* **SUPPLIED ENTRIES**:
::::

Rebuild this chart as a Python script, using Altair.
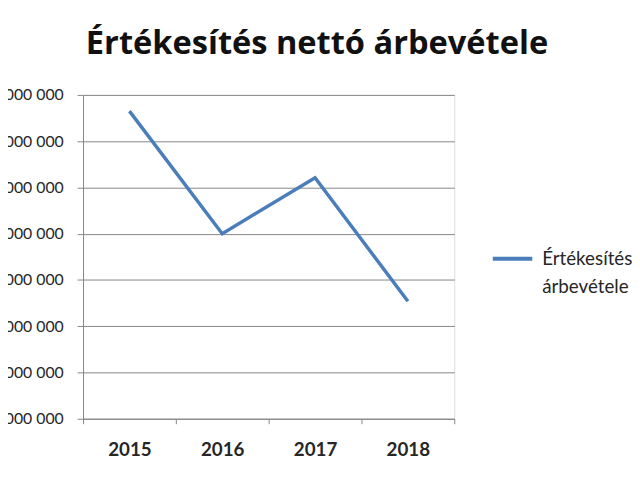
import altair as alt
import pandas as pd

years = ["2015", "2016", "2017", "2018"]
values = [196500000, 170000000, 182100000, 155400000]
series_name = "Értékesítés nettó árbevétele"
y_ticks = [130000000, 140000000, 150000000, 160000000,
           170000000, 180000000, 190000000, 200000000]
title_text = "Értékesítés nettó árbevétele"

df = pd.DataFrame({"year": years, "value": values, "series": [series_name] * len(years)})

FONT = "Lato"
GRID = "#868686"

chart = alt.Chart(df).mark_line(strokeWidth=3.5).encode(
    x=alt.X("year:O", bandPosition=0.5,
            scale=alt.Scale(type="band", paddingInner=0, paddingOuter=0),
            axis=alt.Axis(title=None, tickBand="extent", labelAngle=0, grid=False,
                          domainColor=GRID, tickColor=GRID, tickSize=5,
                          labelFont=FONT, labelFontSize=19, labelFontWeight="bold",
                          labelColor="#262626", labelPadding=17)),
    y=alt.Y("value:Q",
            scale=alt.Scale(domain=[130000000, 200000000], nice=False, zero=False),
            axis=alt.Axis(title=None, values=y_ticks, format=",d", grid=True,
                          gridColor=GRID, domainColor=GRID, tickColor=GRID, tickSize=6,
                          labelFont=FONT, labelFontSize=16, labelColor="#262626",
                          labelPadding=14)),
    color=alt.Color("series:N", scale=alt.Scale(range=["#4A7EBB"]),
                    legend=alt.Legend(title=None, orient="none", legendX=413, legendY=144,
                                      symbolType="stroke", symbolSize=1600, symbolStrokeWidth=4,
                                      labelFont=FONT, labelFontSize=19, labelColor="#262626",
                                      labelLimit=400, labelOffset=8, labelBaseline="middle",
                                      labelExpr="[substring(datum.label, 0, lastindexof(datum.label, ' ')), substring(datum.label, lastindexof(datum.label, ' ') + 1)]")),
).properties(
    width=376, height=328,
    title=alt.TitleParams(title_text, font="Open Sans", fontSize=33, fontWeight="bold",
                          color="#111111", anchor="middle", frame="group", dx=49, offset=0,
                          baseline="alphabetic"),
    autosize=alt.AutoSizeParams(type="none"),
    padding={"left": 76, "top": 85, "right": 180, "bottom": 59},
).configure_view(stroke=None).configure(
    locale={"number": {"decimal": ",", "thousands": " ", "grouping": [3], "currency": ["", " Ft"]}},
    style={"guide-label": {"lineHeight": 29}},
)

chart.save("out.html", embed_options={"renderer": "svg", "actions": False})
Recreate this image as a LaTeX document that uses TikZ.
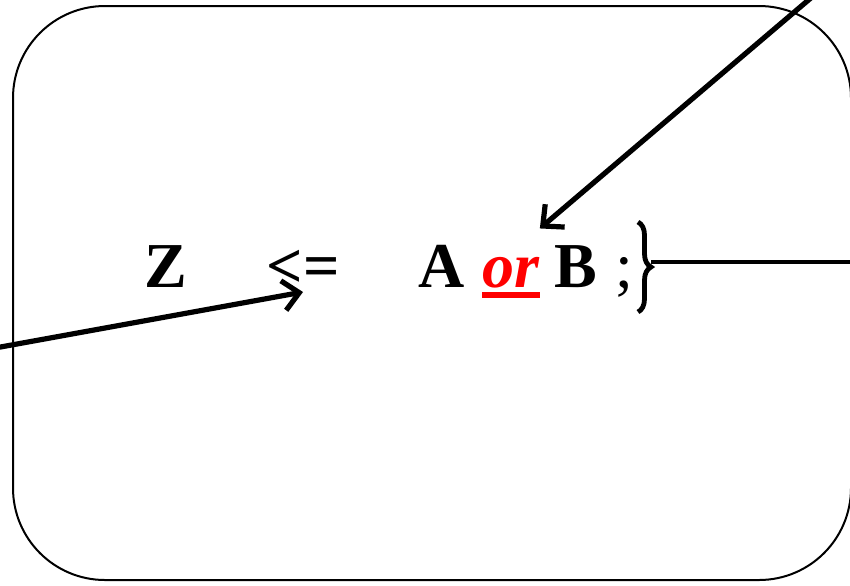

::::

* **WHAT IS BEING ASKED**: Exclude the images and reproduce the remaining data exactly.

* **CORRECT OUTPUT**:
Rebuild this chart as a Python script, using Altair.
import altair as alt
import pandas as pd

years = ["2015", "2016", "2017", "2018"]
values = [196500000, 170000000, 182100000, 155400000]
series_name = "Értékesítés nettó árbevétele"
y_ticks = [130000000, 140000000, 150000000, 160000000,
           170000000, 180000000, 190000000, 200000000]
title_text = "Értékesítés nettó árbevétele"

df = pd.DataFrame({"year": years, "value": values, "series": [series_name] * len(years)})

FONT = "Lato"
GRID = "#868686"

chart = alt.Chart(df).mark_line(strokeWidth=3.5).encode(
    x=alt.X("year:O", bandPosition=0.5,
            scale=alt.Scale(type="band", paddingInner=0, paddingOuter=0),
            axis=alt.Axis(title=None, tickBand="extent", labelAngle=0, grid=False,
                          domainColor=GRID, tickColor=GRID, tickSize=5,
                          labelFont=FONT, labelFontSize=19, labelFontWeight="bold",
                          labelColor="#262626", labelPadding=17)),
    y=alt.Y("value:Q",
            scale=alt.Scale(domain=[130000000, 200000000], nice=False, zero=False),
            axis=alt.Axis(title=None, values=y_ticks, format=",d", grid=True,
                          gridColor=GRID, domainColor=GRID, tickColor=GRID, tickSize=6,
                          labelFont=FONT, labelFontSize=16, labelColor="#262626",
                          labelPadding=14)),
    color=alt.Color("series:N", scale=alt.Scale(range=["#4A7EBB"]),
                    legend=alt.Legend(title=None, orient="none", legendX=413, legendY=144,
                                      symbolType="stroke", symbolSize=1600, symbolStrokeWidth=4,
                                      labelFont=FONT, labelFontSize=19, labelColor="#262626",
                                      labelLimit=400, labelOffset=8, labelBaseline="middle",
                                      labelExpr="[substring(datum.label, 0, lastindexof(datum.label, ' ')), substring(datum.label, lastindexof(datum.label, ' ') + 1)]")),
).properties(
    width=376, height=328,
    title=alt.TitleParams(title_text, font="Open Sans", fontSize=33, fontWeight="bold",
                          color="#111111", anchor="middle", frame="group", dx=49, offset=0,
                          baseline="alphabetic"),
    autosize=alt.AutoSizeParams(type="none"),
    padding={"left": 76, "top": 85, "right": 180, "bottom": 59},
).configure_view(stroke=None).configure(
    locale={"number": {"decimal": ",", "thousands": " ", "grouping": [3], "currency": ["", " Ft"]}},
    style={"guide-label": {"lineHeight": 29}},
)

chart.save("out.html", embed_options={"renderer": "svg", "actions": False})
Recreate this image as a LaTeX document that uses TikZ.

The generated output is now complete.